Teashop Politics

( LETTER FROM BURMA )
By WITHAYA HUANOK | RANGOON — A rustle and something tickling the back of my neck made me turn around. The Rangoon teashop was a mid-morning beehive of activity, the tables almost entirely filled. Behind me was a woman in an elaborate sari, squeezing between chairs to get to her table.

Aung Win, who brought me here, chuckled. “You can see Indians, Chinese, many nationalities in our country. But they all like Myanmar food,” he said, while squeezing lemon juice into his bowl of shwetaung hkauq sweh, noodles mixed with chicken curry and oil.

“This was Ne Win’s favorite dish,” my companion told me. “Ne Win was Chinese. His real name was Shu Maung. He lived to be almost 92, you know.”

Kyaw Kyaw, a quiet, older man, dismissed any suggestion that shwetaung hkauq sweh had anything to do with Ne Win’s longevity. “He lived to be 92 because he had many wives!” he said with a mischievous chuckle.

It is almost a ritual now. On every visit to Rangoon I go with Kyaw Kyaw and Aung Win to the same tea shop for shwetaung hkauq sweh, where we discuss contemporary politics over multiple cups of sweet, spiced tea.

“Today, let’s talk about the land,” said Aung Win as we settled into our discussion on this visit. “In your country, who owns the land?”

I replied: “In Thailand, if you are a Thai citizen, you can buy land, and you get a title deed. You are then free to sell that or buy other land as you please. Even the government, if they want your land for a project, like a road, they have to buy it from you at a reasonable market value.”

Aung Win’s eyes widened. “Really? Here it is not like that. The government can just take [the land], no need to pay. I live near Scott Market [now Bogyoke Aung San Market], the area is getting prosperous. I worry a lot, if a general or minister decides he wants the land, he can just take it away.” He paused briefly before adding: “No compensation.”

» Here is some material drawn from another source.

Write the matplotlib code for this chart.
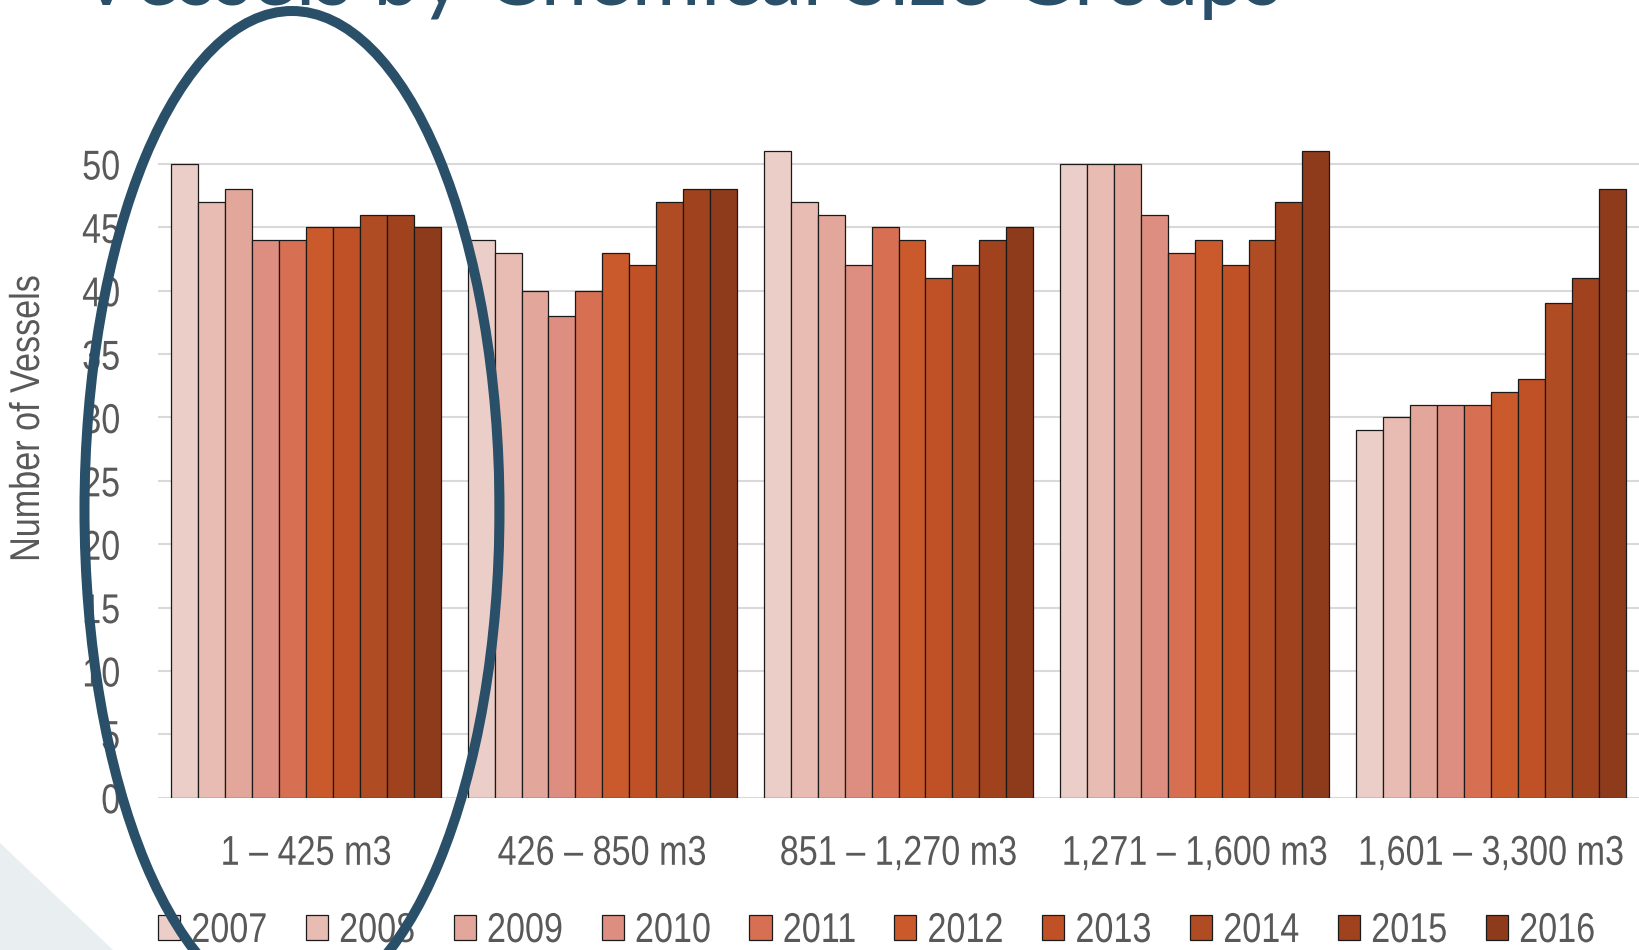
import numpy as np
import matplotlib
matplotlib.use("Agg")
import matplotlib.pyplot as plt
from matplotlib.patches import Ellipse, Polygon
from matplotlib.patheffects import AbstractPathEffect
from matplotlib.transforms import Affine2D

# ---- data -------------------------------------------------------------
categories = ["1 \u2013 425 m3", "426 \u2013 850 m3", "851 \u2013 1,270 m3",
              "1,271 \u2013 1,600 m3", "1,601 \u2013 3,300 m3"]
years = ["2007", "2008", "2009", "2010", "2011",
         "2012", "2013", "2014", "2015", "2016"]

# vessel counts per size group, one value per year (2007..2016)
size_1_425 = [50, 47, 48, 44, 44, 45, 45, 46, 46, 45]
size_426_850 = [44, 43, 40, 38, 40, 43, 42, 47, 48, 48]
size_851_1270 = [51, 47, 46, 42, 45, 44, 41, 42, 44, 45]
size_1271_1600 = [50, 50, 50, 46, 43, 44, 42, 44, 47, 51]
size_1601_3300 = [29, 30, 31, 31, 31, 32, 33, 39, 41, 48]

yticks = list(range(0, 51, 5))

year_colors = ["#ECCEC8", "#E8BCB2", "#E2A79A", "#DD8E80", "#D77053",
               "#CA592C", "#C05127", "#B04C24", "#A0421E", "#8E3B1B"]


class Condense(AbstractPathEffect):
    """Draw text glyphs horizontally squeezed (narrow face look)."""

    def __init__(self, factor=0.82, pivot="center"):
        super().__init__()
        self.factor = factor
        self.pivot = pivot

    def draw_path(self, renderer, gc, tpath, affine, rgbFace=None):
        ext = tpath.get_extents()
        if self.pivot == "left":
            px = ext.x0
        elif self.pivot == "right":
            px = ext.x1
        else:
            px = 0.5 * (ext.x0 + ext.x1)
        squeeze = Affine2D().translate(-px, 0).scale(self.factor, 1).translate(px, 0)
        renderer.draw_path(gc, tpath, squeeze + affine, rgbFace)


# ---- styling ----------------------------------------------------------
W, H, DPI = 1639, 950, 100
TEXT = "#595959"
NAVY = "#294F69"
FS = 30
plt.rcParams["font.family"] = ["Liberation Sans", "DejaVu Sans"]

fig = plt.figure(figsize=(W / DPI, H / DPI), dpi=DPI)

# slide decoration in the lower-left corner (pixel coordinates)
bg = fig.add_axes([0, 0, 1, 1], zorder=-1)
bg.set_xlim(0, W)
bg.set_ylim(H, 0)
bg.axis("off")
bg.add_patch(Polygon([(0, 843), (113, 950), (0, 950)], closed=True,
                     facecolor="#E9EEF1", edgecolor="none"))

# ---- chart ------------------------------------------------------------
px_per_unit = (797.7 - 164.0) / 50.0
ymax = 52
ax_left = 158 / W
ax_bottom = (H - 797.7) / H
ax_height = ymax * px_per_unit / H
ax = fig.add_axes([ax_left, ax_bottom, 1 - ax_left, ax_height], zorder=1)

groups = np.array([size_1_425, size_426_850, size_851_1270,
                   size_1271_1600, size_1601_3300])
x = np.arange(len(categories))
n = len(years)
bw = 0.909 / n
for i, yr in enumerate(years):
    ax.bar(x + (i - (n - 1) / 2) * bw, groups[:, i], width=bw,
           color=year_colors[i], edgecolor="#1a1a1a", linewidth=0.9,
           label=yr, zorder=3)

ax.set_xlim(-0.5, len(categories) - 0.5)
ax.set_ylim(0, ymax)
ax.set_yticks(yticks, labels=[str(v) for v in yticks],
              path_effects=[Condense(pivot="right")])
ax.set_xticks(x, labels=categories, path_effects=[Condense(pivot="center")])
ax.tick_params(axis="both", length=0, labelsize=FS, labelcolor=TEXT)
ax.tick_params(axis="y", pad=27)
ax.tick_params(axis="x", pad=26)
ax.grid(axis="y", color="#D9D9D9", linewidth=1.5, zorder=0)
for s in ax.spines.values():
    s.set_visible(False)
ax.set_axisbelow(True)

fig.text(28 / W, 1 - 419 / H, "Number of Vessels", rotation=90,
         ha="center", va="center", fontsize=FS, color=TEXT,
         path_effects=[Condense(pivot="center")])

leg = fig.legend(loc="center left", bbox_to_anchor=(158 / W, 1 - 931 / H),
                 ncol=n, frameon=False, fontsize=FS,
                 handlelength=0.53, handleheight=0.53,
                 handletextpad=0.26, columnspacing=0.535, borderaxespad=0,
                 borderpad=0)
for t in leg.get_texts():
    t.set_color(TEXT)
    t.set_path_effects([Condense(pivot="left")])

# ---- heading (clipped by the top edge) ---------------------------------
title = fig.text(78 / W, 1 - 5 / H, "Vessels by Chemical Size Groups",
                 ha="left", va="baseline", color=NAVY, fontsize=60,
                 family=["Lato", "Open Sans", "DejaVu Sans"])
renderer = fig.canvas.get_renderer()
wpx = title.get_window_extent(renderer).width
title.set_fontsize(60 * 1205 / wpx)

# ---- highlight ellipse around the first size group ---------------------
ov = fig.add_axes([0, 0, 1, 1], zorder=10)
ov.set_xlim(0, W)
ov.set_ylim(H, 0)
ov.axis("off")
ov.add_patch(Ellipse((292, 510), 415, 998, fill=False,
                     edgecolor=NAVY, linewidth=7.2))

fig.savefig("out.png", dpi=DPI)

The conversation soon drifted to the events unfolding in Bangkok and the anti-government protests there.

“Here, there is no official news [about the Thai protests],” said Kyaw Kyaw.

We sipped our spiced tea, amidst the buzz of the busy and noisy teashop.

“Do you like Thaksin?” asked Aung Win.

I shook my head, explaining the many instances of alleged corruption, conflict of interest, and cronyism that were prominent features of his and his nominees’ administrations.

“Thaksin was elected but he was far from democratic, even though today he still claims to defend democracy,” I said.

“He disdained the media, harassing and threatening journalists. Thailand used to rank amongst the region’s leading countries in respect of press freedom. That all changed under Thaksin.

“Under Thaksin’s administration, human rights abuses increased, including killings or disappearances of activists and the murder of people in the name of a war on drugs. And he was a friend and business partner of the generals, especially Khin Nyunt.”

Aung Win shook his head. “We liked Thaksin,” he sighed. “We thought that because he was a businessman, he would be good for the people, he would bring prosperity.”

He paused again and then added in a lower tone: “At least you can change your government.”